= Ann Lurie =

American philanthropist and nurse (1944/1945–2024)

Ann Lurie (1944/1945 – June 24, 2024) was an American philanthropist and nurse who founded the Ann and Robert H. Lurie Foundation with her husband Robert H. Lurie in 1986. She grew up in Miami, Florida, studying nursing at the University of Florida and working as a nurse. In 1973, she was attracted by the diversity and culture of Chicago and moved there to work as a pediatric intensive care nurse at Children's Memorial Hospital, now named the Lurie Children's Hospital in honor of her contributions. After her husband Robert Lurie's death in 1990, Ann Lurie dedicated herself to philanthropic work with her late husband's estate of $425 million. She became known for her generosity in health care, education, social services, and various other sectors, both locally in Chicago and worldwide. Notably, she donated large sums to the Ann & Robert H. Lurie Children’s Hospital of Chicago, Greater Chicago Food Depository, PAWS Chicago, and more. In 2014, she remarried to filmmaker Mark Muheim in Jackson, Wyoming. She died on June 24, 2024 at the age of 79 from complications from a recent illness, survived by her husband, her six children, 16 grandchildren, and Muheim's two sons.

== Philanthropic projects ==

- She was president and treasurer of the Ann and Robert H. Lurie Foundation, founded in 1986.
- Ann Lurie was president of Lurie Investments, the venture capital arm of the Ann and Robert H. Lurie Foundation that backs healthcare-related tech companies.
- After going on safari in Africa, Lurie realized that many sick African children had nowhere to go to seek care. In response, she founded and served as president of Africa Infectious Disease Village Clinics, Inc. (AID Village Clinics), providing public health services to rural Kenyan communities through a mobile trailer equipped with sophisticated healthcare technology. This aided thousands of Kenyans both directly through the provision of healthcare and indirectly through the creation of jobs at the clinic. She funded this project with $8 million a year, which became unsustainable in 2012, forcing her to close down the clinic.

== Donations ==
Some of Ann Lurie's notable donations are listed below:

- In 2000, Lurie provided funds for the construction and maintenance for the PAWS Chicago Lurie Spay/Neuter Clinic, supporting PAWS Chicago's vision of a No Kill Chicago by reducing pet homelessness and euthanasia in Chicago.
- In 2000, Lurie funded 10 village schools in southern Ethiopia with the amount of $700,000. This continued in 2008, where 10 more schools were built with Lurie's donation of $650,000, changing the lives of thousands of children.
- In 2004, her $10 million donation made the construction of the Lurie Garden in Millenium Park, Chicago possible.
- In 2004, Lurie helped finance the launch of the Greater Chicago Food Depository facility and continued to contribute to it over three decades of donations. She was also a regular volunteer at the food pantry.
- In 2007, Lurie donated $100 million to Children's Memorial Hospital, allowing the construction of its Streeterville location that is now named Lurie Children's Hospital. At the time, this was the largest gift to any children's hospital anywhere, and it remains the largest gift to the hospital.
- Lurie's husband Robert Lurie underwent cancer treatment at Northwestern University, forming a connection between Ann and the university that would last for decades. Over the years, Ann Lurie has donated $60 million to Northwestern University and was a Northwestern life trustee. With these donations, she has endowed the Robert H. Lurie Comprehensive Cancer Center of Northwestern University and the Robert H. Lurie Medical Research Center.
- She has donated $37 million to her husband's alma mater, the University of Michigan, funding its Robert H. Lurie Engineering Center.

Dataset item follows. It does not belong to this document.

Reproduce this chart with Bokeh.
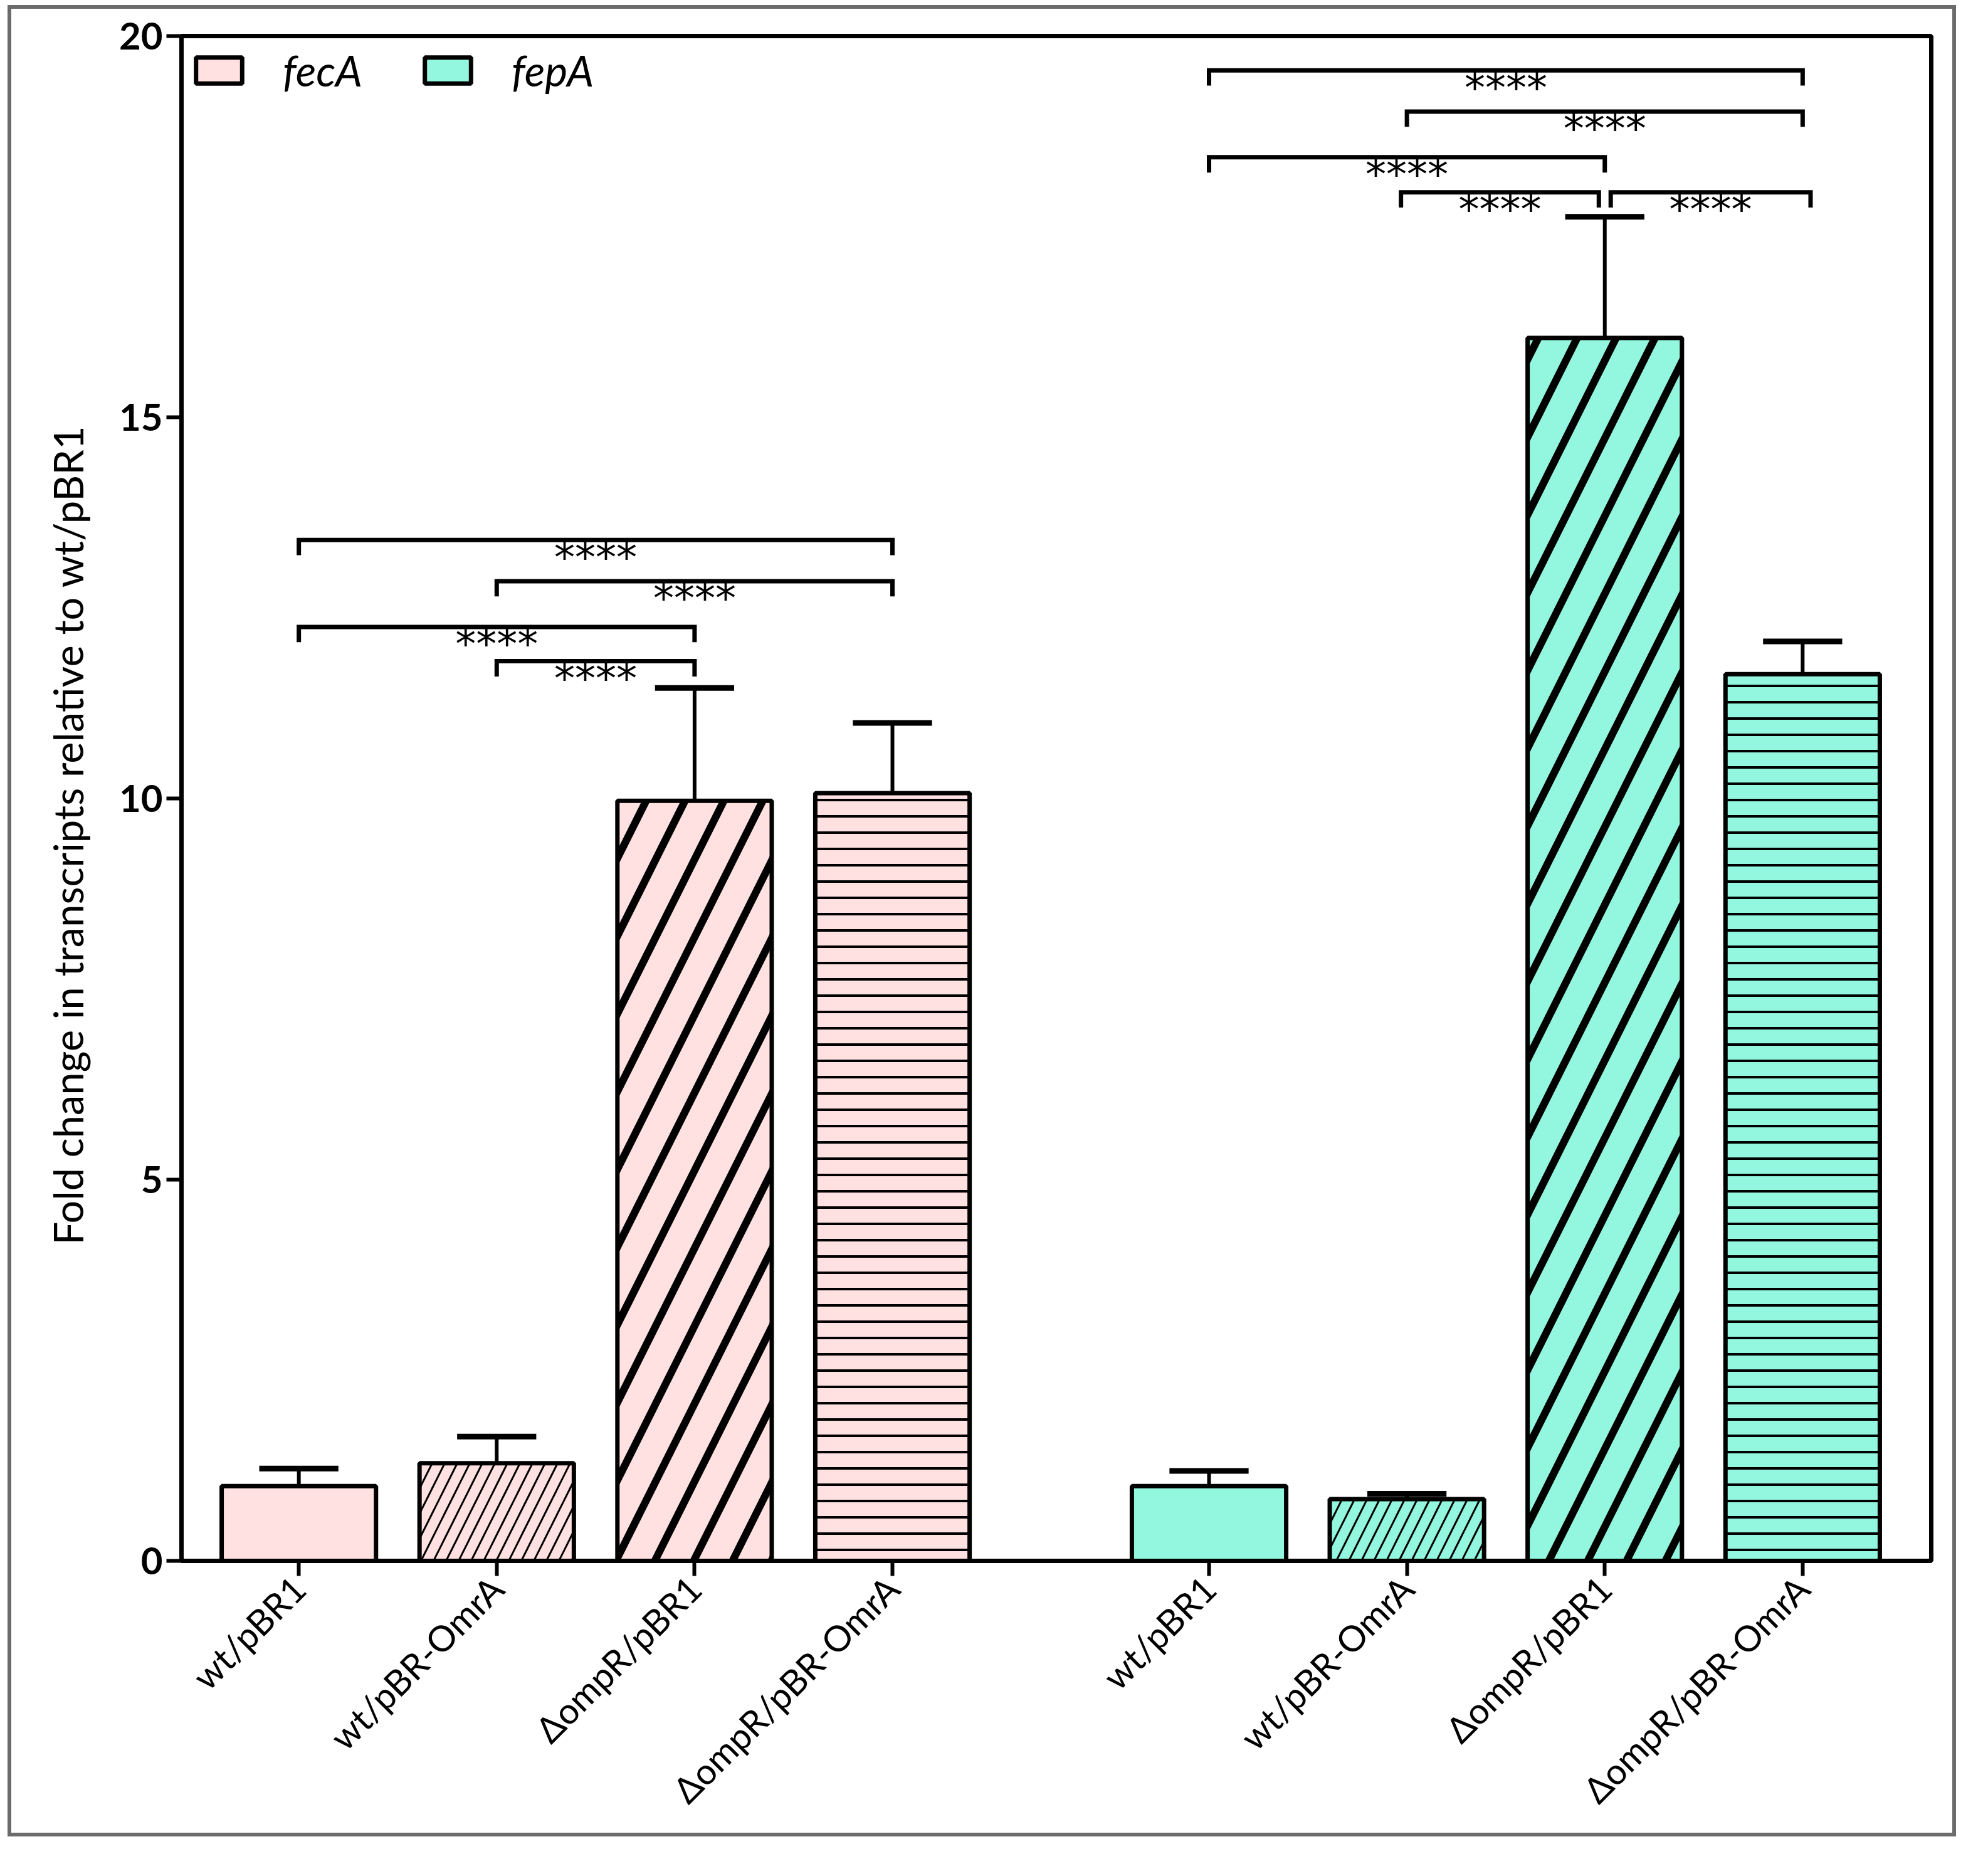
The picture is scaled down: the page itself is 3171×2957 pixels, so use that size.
from math import pi
from bokeh.plotting import figure
from bokeh.models import ColumnDataSource, Range1d, FixedTicker, Legend, LegendItem
from bokeh.core.properties import value
from bokeh.embed import file_html
from bokeh.resources import INLINE

# data
strains = ["wt/pBR1", "wt/pBR-OmrA", "ΔompR/pBR1", "ΔompR/pBR-OmrA"]
fecA_mean = [0.98, 1.28, 9.97, 10.07]
fecA_err = [0.23, 0.35, 1.48, 0.92]
fepA_mean = [0.98, 0.81, 16.04, 11.63]
fepA_err = [0.20, 0.07, 1.59, 0.43]

# significance brackets: (first strain idx, last strain idx, height, label)
fecA_sig = [(0, 3, 13.39, "****"), (1, 3, 12.85, "****"), (0, 2, 12.25, "****"), (1, 2, 11.80, "****")]
fepA_sig = [(0, 3, 19.55, "****"), (1, 3, 19.01, "****"), (0, 2, 18.41, "****"),
            (1, 2, 17.95, "****"), (2, 3, 17.95, "****")]

y_title = "Fold change in transcripts relative to wt/pBR1"

PINK = "#FFE1E1"
CYAN = "#93F7DF"
FONT = "Lato"

group_start = {"fecA": 0.0, "fepA": 4.6}
patterns = [" ", "/", "/", "-"]
hscale = [1, 40, 124, 26]
hweight = [1, 3, 12, 4]

xs, tops, errs, colors, pats, scales, weights, labels = [], [], [], [], [], [], [], []
for gene, means, err, col in [("fecA", fecA_mean, fecA_err, PINK), ("fepA", fepA_mean, fepA_err, CYAN)]:
    for i, s in enumerate(strains):
        xs.append(group_start[gene] + i)
        tops.append(means[i])
        errs.append(err[i])
        colors.append(col)
        pats.append(patterns[i])
        scales.append(hscale[i])
        weights.append(hweight[i])
        labels.append(s)

bars = ColumnDataSource(data=dict(
    x=xs, top=tops, up=[t + e for t, e in zip(tops, errs)],
    cl=[x - 0.2 for x in xs], cr=[x + 0.2 for x in xs],
    color=colors, pat=pats, hs=scales, hw=weights,
))

p = figure(width=3108, height=2921,
           x_range=Range1d(-0.593, 8.25), y_range=Range1d(0, 20),
           output_backend="svg", toolbar_location=None,
           min_border_left=271, min_border_top=43, min_border_right=46, min_border_bottom=446,
           margin=(8, 0, 0, 12),
           styles={"border": "6px solid #6b6b6b"})
p.grid.visible = False
p.outline_line_color = "black"
p.outline_line_width = 7
p.background_fill_color = "white"
p.border_fill_color = "white"

# error bars (upper only)
p.segment(x0="x", y0="top", x1="x", y1="up", source=bars, line_color="black", line_width=6)
p.segment(x0="cl", y0="up", x1="cr", y1="up", source=bars, line_color="black", line_width=9)

r = p.vbar(x="x", top="top", bottom=0, width=0.78, source=bars,
           fill_color="color", line_color="black", line_width=7,
           hatch_pattern="pat", hatch_scale="hs", hatch_weight="hw", hatch_color="black")

# significance brackets
bx, by, tx, ty, tt, tick = [], [], [], [], [], 0.2
for gene, sig in [("fecA", fecA_sig), ("fepA", fepA_sig)]:
    for k, (a, b, h, lab) in enumerate(sig):
        x0 = group_start[gene] + a
        x1 = group_start[gene] + b
        if gene == "fepA" and k == 3:
            x0 -= 0.03
            x1 -= 0.03
        if gene == "fepA" and k == 4:
            x0 += 0.03
            x1 += 0.04
        bx.append([x0, x0, x1, x1])
        by.append([h - tick, h, h, h - tick])
        tx.append((x0 + x1) / 2)
        ty.append(h)
        tt.append(lab)
p.multi_line(xs=bx, ys=by, line_color="black", line_width=7, line_join="miter")
p.text(x=tx, y=ty, text=tt, text_align="center", text_baseline="alphabetic", y_offset=28,
       text_font=value("DejaVu Sans"), text_font_size="66px", text_color="black")

# axes
p.xaxis.ticker = FixedTicker(ticks=xs)
p.xaxis.major_label_overrides = {x: s for x, s in zip(xs, labels)}
p.xaxis.major_label_orientation = pi / 4
p.xaxis.major_label_text_font = FONT
p.xaxis.major_label_text_font_size = "57px"
p.xaxis.major_label_standoff = 10
p.xaxis.minor_tick_line_color = None

p.yaxis.ticker = FixedTicker(ticks=[0, 5, 10, 15, 20])
p.yaxis.minor_tick_line_color = None
p.yaxis.major_label_text_font = FONT
p.yaxis.major_label_text_font_style = "bold"
p.yaxis.major_label_text_font_size = "60px"
p.yaxis.major_label_standoff = 6
# trailing no-break spaces push the title a little below the frame centre, as in the original
p.yaxis.axis_label = y_title + "\u00a0" * 7
p.yaxis.axis_label_text_font = FONT
p.yaxis.axis_label_text_font_style = "normal"
p.yaxis.axis_label_text_font_size = "65px"
p.yaxis.axis_label_standoff = 40

for ax in [p.xaxis, p.yaxis]:
    ax.axis_line_width = 7
    ax.axis_line_color = "black"
    ax.major_tick_line_width = 6
    ax.major_tick_line_color = "black"
    ax.major_tick_out = 24
    ax.major_tick_in = 0
    ax.major_label_text_color = "black"
    ax.axis_label_text_color = "black"

legend = Legend(items=[LegendItem(label="fecA", renderers=[r], index=0),
                       LegendItem(label="fepA", renderers=[r], index=4)],
                location="top_left", orientation="horizontal",
                glyph_width=92, glyph_height=52, label_standoff=56, spacing=90,
                label_text_font=FONT, label_text_font_style="italic", label_text_font_size="68px",
                label_text_color="black",
                border_line_color=None, background_fill_alpha=0, margin=14, padding=16)
p.add_layout(legend)

open("out.html", "w").write(file_html(p, INLINE))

- She permanently endowed a Christmas party for children and seniors in need at the St. Vincent de Paul Center.
- She provided funds for the Joan and Irving J. Harris Dance Theater.
- She was a longtime generous supporter of archaeological dig sites of the Ancient Egypt Research Association in Giza, Egypt.

== Acknowledgements ==
Ann Lurie's generosity and contributions were greatly acknowledged by many, notably including the city of Chicago. In 2004, Chicago named a four-block-long street on the Southwest Side Ann Lurie Place in her honor. Upon her death, Chicago mayor Brandon Johnson said that “the City of Chicago [has lost] a true flagbearer of philanthropy whose contributions have touched countless lives.”